Exercise task:
Can you write out all the lines word for word, with no pictures?
--- Start Material ---
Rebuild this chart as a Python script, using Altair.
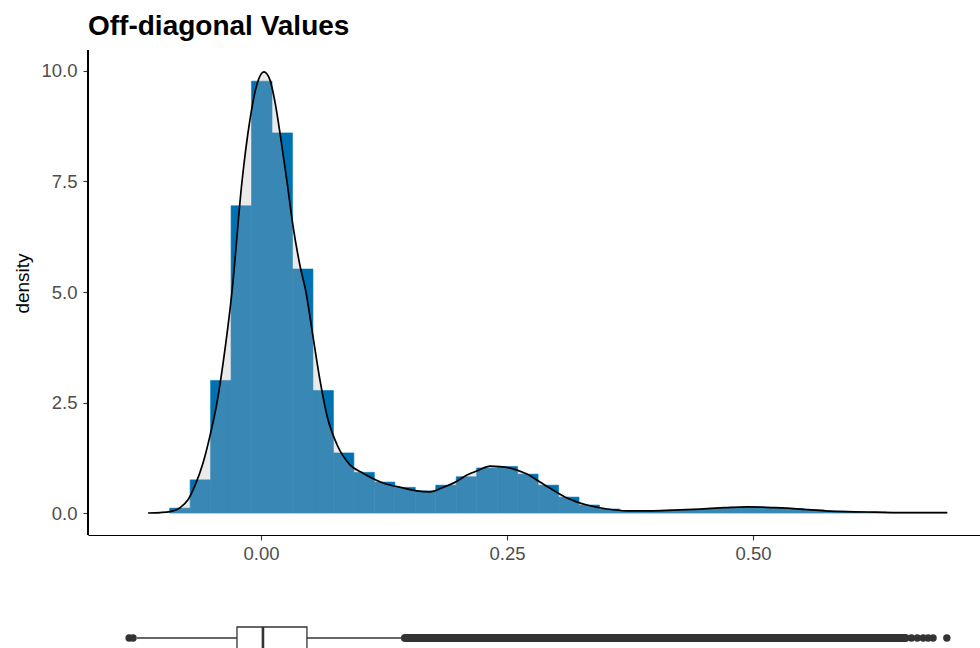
import altair as alt
import pandas as pd

# ---- histogram (equal-width bins) ----
BIN_WIDTH = 0.0208
FIRST_EDGE = -0.0928
bin_density = [0.11, 0.75, 3.0, 6.95, 9.77, 8.6, 5.52, 2.77, 1.36, 0.92,
               0.70, 0.58, 0.50, 0.63, 0.82, 1.02, 1.05, 0.88, 0.63, 0.36,
               0.18, 0.09, 0.05, 0.05, 0.06, 0.08, 0.10, 0.12, 0.14, 0.12,
               0.10, 0.07, 0.04, 0.03, 0.02, 0.01, 0.01, 0.01]

# ---- kernel density estimate ----
dens_x = [-0.1148, -0.1026, -0.0925, -0.0823, -0.0742, -0.0671, -0.0589, -0.0518,
          -0.0447, -0.0366, -0.0295, -0.0193, -0.0112, -0.0041, 0.0030, 0.0091,
          0.0142, 0.0193, 0.0264, 0.0325, 0.0396, 0.0457, 0.0528, 0.0600,
          0.0671, 0.0772, 0.0904, 0.1037, 0.1240, 0.1443, 0.1585, 0.1717,
          0.1850, 0.1992, 0.2093, 0.2205, 0.2327, 0.2429, 0.2561, 0.2703,
          0.2835, 0.2967, 0.3110, 0.3313, 0.3516, 0.3720, 0.3984, 0.4258,
          0.4461, 0.4715, 0.4939, 0.5224, 0.5478, 0.5732, 0.5955, 0.6240,
          0.6494, 0.6972]
dens_y = [0.00, 0.01, 0.03, 0.12, 0.30, 0.62, 1.13, 1.75,
          2.50, 3.70, 5.00, 7.50, 8.90, 9.70, 9.98, 9.80,
          9.30, 8.60, 7.50, 6.50, 5.60, 5.00, 4.00, 3.00,
          2.20, 1.55, 1.09, 0.90, 0.68, 0.57, 0.50, 0.48,
          0.58, 0.72, 0.86, 0.96, 1.06, 1.05, 1.00, 0.88,
          0.70, 0.52, 0.34, 0.18, 0.09, 0.05, 0.05, 0.07,
          0.09, 0.12, 0.14, 0.12, 0.09, 0.05, 0.03, 0.02,
          0.01, 0.01]

# ---- boxplot summary ----
box_lower = -0.126
box_q1 = -0.0244
box_median = 0.002
box_q3 = 0.0467
box_upper = 0.146
outlier_run = [0.1463, 0.655]          # densely packed outliers
outlier_points = [-0.134, -0.130, 0.661, 0.667, 0.673, 0.678, 0.683, 0.697]

FONT = "Liberation Sans"
BLUE = "#0072B2"
DARK = "#333333"

hist_df = pd.DataFrame({
    "x0": [FIRST_EDGE + i * BIN_WIDTH for i in range(len(bin_density))],
    "x1": [FIRST_EDGE + (i + 1) * BIN_WIDTH for i in range(len(bin_density))],
    "density": bin_density,
})
dens_df = pd.DataFrame({"x": dens_x, "density": dens_y})
box_df = pd.DataFrame({"lower": [box_lower], "q1": [box_q1], "median": [box_median],
                       "q3": [box_q3], "upper": [box_upper],
                       "run0": [outlier_run[0]], "run1": [outlier_run[1]]})
out_df = pd.DataFrame({"x": outlier_points})

PLOT_H = 598
x_scale = alt.Scale(domain=[-0.1758, 0.7307], nice=False, zero=False)
y_scale = alt.Scale(domain=[-3.054, 10.475], nice=False, zero=False)

x_axis = alt.Axis(values=[0, 0.25, 0.5], format=".2f", offset=-113, grid=False,
                  domainColor="black", domainWidth=1.2, tickColor=DARK, tickWidth=1.1,
                  tickSize=5, labelFont=FONT, labelFontSize=18.5, labelColor="#4d4d4d",
                  labelPadding=4, title=None)
y_axis = alt.Axis(values=[0, 2.5, 5, 7.5, 10], format=".1f", grid=False, domain=False,
                  tickColor=DARK, tickWidth=1.1, tickSize=5, labelFont=FONT,
                  labelFontSize=18.5, labelColor="#4d4d4d", labelPadding=6,
                  title="density", titleFont=FONT, titleFontSize=19,
                  titleFontWeight="normal", titleColor="black", titleAngle=270,
                  titleX=-66, titleY=233, titleAlign="center", titleBaseline="middle")

bars = alt.Chart(hist_df).mark_rect(color=BLUE, stroke=BLUE, strokeWidth=0.6).encode(
    x=alt.X("x0:Q", scale=x_scale, axis=x_axis),
    x2="x1:Q",
    y=alt.Y("density:Q", scale=y_scale, axis=y_axis),
    y2=alt.datum(0),
)

dens_area = alt.Chart(dens_df).mark_area(color="#b8b8b8", opacity=0.3,
                                          interpolate="monotone").encode(
    x="x:Q", y="density:Q", y2=alt.datum(0))

dens_line = alt.Chart(dens_df).mark_line(color="black", strokeWidth=1.7,
                                          interpolate="monotone").encode(
    x="x:Q", y="density:Q")

# left axis line, stopping at the x axis
y_domain = alt.Chart(dens_df).mark_rule(color="black", strokeWidth=1.2).encode(
    x=alt.value(0), y=alt.value(0), y2=alt.value(485))

# horizontal boxplot below the density panel
BOX_MID = 588
whisk_lo = alt.Chart(box_df).mark_rule(color=DARK, strokeWidth=1.3).encode(
    x="lower:Q", x2="q1:Q", y=alt.value(BOX_MID))
whisk_hi = alt.Chart(box_df).mark_rule(color=DARK, strokeWidth=1.3).encode(
    x="q3:Q", x2="upper:Q", y=alt.value(BOX_MID))
run = alt.Chart(box_df).mark_rule(color=DARK, strokeWidth=8, strokeCap="round").encode(
    x="run0:Q", x2="run1:Q", y=alt.value(BOX_MID))
points = alt.Chart(out_df).mark_circle(color=DARK, size=55, opacity=1).encode(
    x="x:Q", y=alt.value(BOX_MID))
box = alt.Chart(box_df).mark_rect(fill="white", stroke=DARK, strokeWidth=1.3,
                                  clip=True).encode(
    x="q1:Q", x2="q3:Q", y=alt.value(BOX_MID - 11), y2=alt.value(BOX_MID + 11))
median = alt.Chart(box_df).mark_rule(color=DARK, strokeWidth=2.6, clip=True).encode(
    x="median:Q", y=alt.value(BOX_MID - 11), y2=alt.value(BOX_MID + 11))

chart = alt.layer(
    bars, dens_area, dens_line, y_domain,
    whisk_lo, whisk_hi, run, points, box, median,
).properties(
    width=892,
    height=PLOT_H,
    autosize=alt.AutoSizeParams(type="none"),
    padding={"left": 88, "top": 50, "right": 0, "bottom": 0},
    title=alt.Title("Off-diagonal Values", anchor="start", frame="group", font=FONT,
                    fontSize=28, fontWeight="bold", color="black",
                    baseline="alphabetic", offset=11, dy=25),
).configure(font=FONT, background="white").configure_view(stroke="transparent")

chart.save("out.html", embed_options={"renderer": "svg", "actions": False})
--- End Material ---
Result for this exercise:
Rebuild this chart as a Python script, using Altair.
import altair as alt
import pandas as pd

# ---- histogram (equal-width bins) ----
BIN_WIDTH = 0.0208
FIRST_EDGE = -0.0928
bin_density = [0.11, 0.75, 3.0, 6.95, 9.77, 8.6, 5.52, 2.77, 1.36, 0.92,
               0.70, 0.58, 0.50, 0.63, 0.82, 1.02, 1.05, 0.88, 0.63, 0.36,
               0.18, 0.09, 0.05, 0.05, 0.06, 0.08, 0.10, 0.12, 0.14, 0.12,
               0.10, 0.07, 0.04, 0.03, 0.02, 0.01, 0.01, 0.01]

# ---- kernel density estimate ----
dens_x = [-0.1148, -0.1026, -0.0925, -0.0823, -0.0742, -0.0671, -0.0589, -0.0518,
          -0.0447, -0.0366, -0.0295, -0.0193, -0.0112, -0.0041, 0.0030, 0.0091,
          0.0142, 0.0193, 0.0264, 0.0325, 0.0396, 0.0457, 0.0528, 0.0600,
          0.0671, 0.0772, 0.0904, 0.1037, 0.1240, 0.1443, 0.1585, 0.1717,
          0.1850, 0.1992, 0.2093, 0.2205, 0.2327, 0.2429, 0.2561, 0.2703,
          0.2835, 0.2967, 0.3110, 0.3313, 0.3516, 0.3720, 0.3984, 0.4258,
          0.4461, 0.4715, 0.4939, 0.5224, 0.5478, 0.5732, 0.5955, 0.6240,
          0.6494, 0.6972]
dens_y = [0.00, 0.01, 0.03, 0.12, 0.30, 0.62, 1.13, 1.75,
          2.50, 3.70, 5.00, 7.50, 8.90, 9.70, 9.98, 9.80,
          9.30, 8.60, 7.50, 6.50, 5.60, 5.00, 4.00, 3.00,
          2.20, 1.55, 1.09, 0.90, 0.68, 0.57, 0.50, 0.48,
          0.58, 0.72, 0.86, 0.96, 1.06, 1.05, 1.00, 0.88,
          0.70, 0.52, 0.34, 0.18, 0.09, 0.05, 0.05, 0.07,
          0.09, 0.12, 0.14, 0.12, 0.09, 0.05, 0.03, 0.02,
          0.01, 0.01]

# ---- boxplot summary ----
box_lower = -0.126
box_q1 = -0.0244
box_median = 0.002
box_q3 = 0.0467
box_upper = 0.146
outlier_run = [0.1463, 0.655]          # densely packed outliers
outlier_points = [-0.134, -0.130, 0.661, 0.667, 0.673, 0.678, 0.683, 0.697]

FONT = "Liberation Sans"
BLUE = "#0072B2"
DARK = "#333333"

hist_df = pd.DataFrame({
    "x0": [FIRST_EDGE + i * BIN_WIDTH for i in range(len(bin_density))],
    "x1": [FIRST_EDGE + (i + 1) * BIN_WIDTH for i in range(len(bin_density))],
    "density": bin_density,
})
dens_df = pd.DataFrame({"x": dens_x, "density": dens_y})
box_df = pd.DataFrame({"lower": [box_lower], "q1": [box_q1], "median": [box_median],
                       "q3": [box_q3], "upper": [box_upper],
                       "run0": [outlier_run[0]], "run1": [outlier_run[1]]})
out_df = pd.DataFrame({"x": outlier_points})

PLOT_H = 598
x_scale = alt.Scale(domain=[-0.1758, 0.7307], nice=False, zero=False)
y_scale = alt.Scale(domain=[-3.054, 10.475], nice=False, zero=False)

x_axis = alt.Axis(values=[0, 0.25, 0.5], format=".2f", offset=-113, grid=False,
                  domainColor="black", domainWidth=1.2, tickColor=DARK, tickWidth=1.1,
                  tickSize=5, labelFont=FONT, labelFontSize=18.5, labelColor="#4d4d4d",
                  labelPadding=4, title=None)
y_axis = alt.Axis(values=[0, 2.5, 5, 7.5, 10], format=".1f", grid=False, domain=False,
                  tickColor=DARK, tickWidth=1.1, tickSize=5, labelFont=FONT,
                  labelFontSize=18.5, labelColor="#4d4d4d", labelPadding=6,
                  title="density", titleFont=FONT, titleFontSize=19,
                  titleFontWeight="normal", titleColor="black", titleAngle=270,
                  titleX=-66, titleY=233, titleAlign="center", titleBaseline="middle")

bars = alt.Chart(hist_df).mark_rect(color=BLUE, stroke=BLUE, strokeWidth=0.6).encode(
    x=alt.X("x0:Q", scale=x_scale, axis=x_axis),
    x2="x1:Q",
    y=alt.Y("density:Q", scale=y_scale, axis=y_axis),
    y2=alt.datum(0),
)

dens_area = alt.Chart(dens_df).mark_area(color="#b8b8b8", opacity=0.3,
                                          interpolate="monotone").encode(
    x="x:Q", y="density:Q", y2=alt.datum(0))

dens_line = alt.Chart(dens_df).mark_line(color="black", strokeWidth=1.7,
                                          interpolate="monotone").encode(
    x="x:Q", y="density:Q")

# left axis line, stopping at the x axis
y_domain = alt.Chart(dens_df).mark_rule(color="black", strokeWidth=1.2).encode(
    x=alt.value(0), y=alt.value(0), y2=alt.value(485))

# horizontal boxplot below the density panel
BOX_MID = 588
whisk_lo = alt.Chart(box_df).mark_rule(color=DARK, strokeWidth=1.3).encode(
    x="lower:Q", x2="q1:Q", y=alt.value(BOX_MID))
whisk_hi = alt.Chart(box_df).mark_rule(color=DARK, strokeWidth=1.3).encode(
    x="q3:Q", x2="upper:Q", y=alt.value(BOX_MID))
run = alt.Chart(box_df).mark_rule(color=DARK, strokeWidth=8, strokeCap="round").encode(
    x="run0:Q", x2="run1:Q", y=alt.value(BOX_MID))
points = alt.Chart(out_df).mark_circle(color=DARK, size=55, opacity=1).encode(
    x="x:Q", y=alt.value(BOX_MID))
box = alt.Chart(box_df).mark_rect(fill="white", stroke=DARK, strokeWidth=1.3,
                                  clip=True).encode(
    x="q1:Q", x2="q3:Q", y=alt.value(BOX_MID - 11), y2=alt.value(BOX_MID + 11))
median = alt.Chart(box_df).mark_rule(color=DARK, strokeWidth=2.6, clip=True).encode(
    x="median:Q", y=alt.value(BOX_MID - 11), y2=alt.value(BOX_MID + 11))

chart = alt.layer(
    bars, dens_area, dens_line, y_domain,
    whisk_lo, whisk_hi, run, points, box, median,
).properties(
    width=892,
    height=PLOT_H,
    autosize=alt.AutoSizeParams(type="none"),
    padding={"left": 88, "top": 50, "right": 0, "bottom": 0},
    title=alt.Title("Off-diagonal Values", anchor="start", frame="group", font=FONT,
                    fontSize=28, fontWeight="bold", color="black",
                    baseline="alphabetic", offset=11, dy=25),
).configure(font=FONT, background="white").configure_view(stroke="transparent")

chart.save("out.html", embed_options={"renderer": "svg", "actions": False})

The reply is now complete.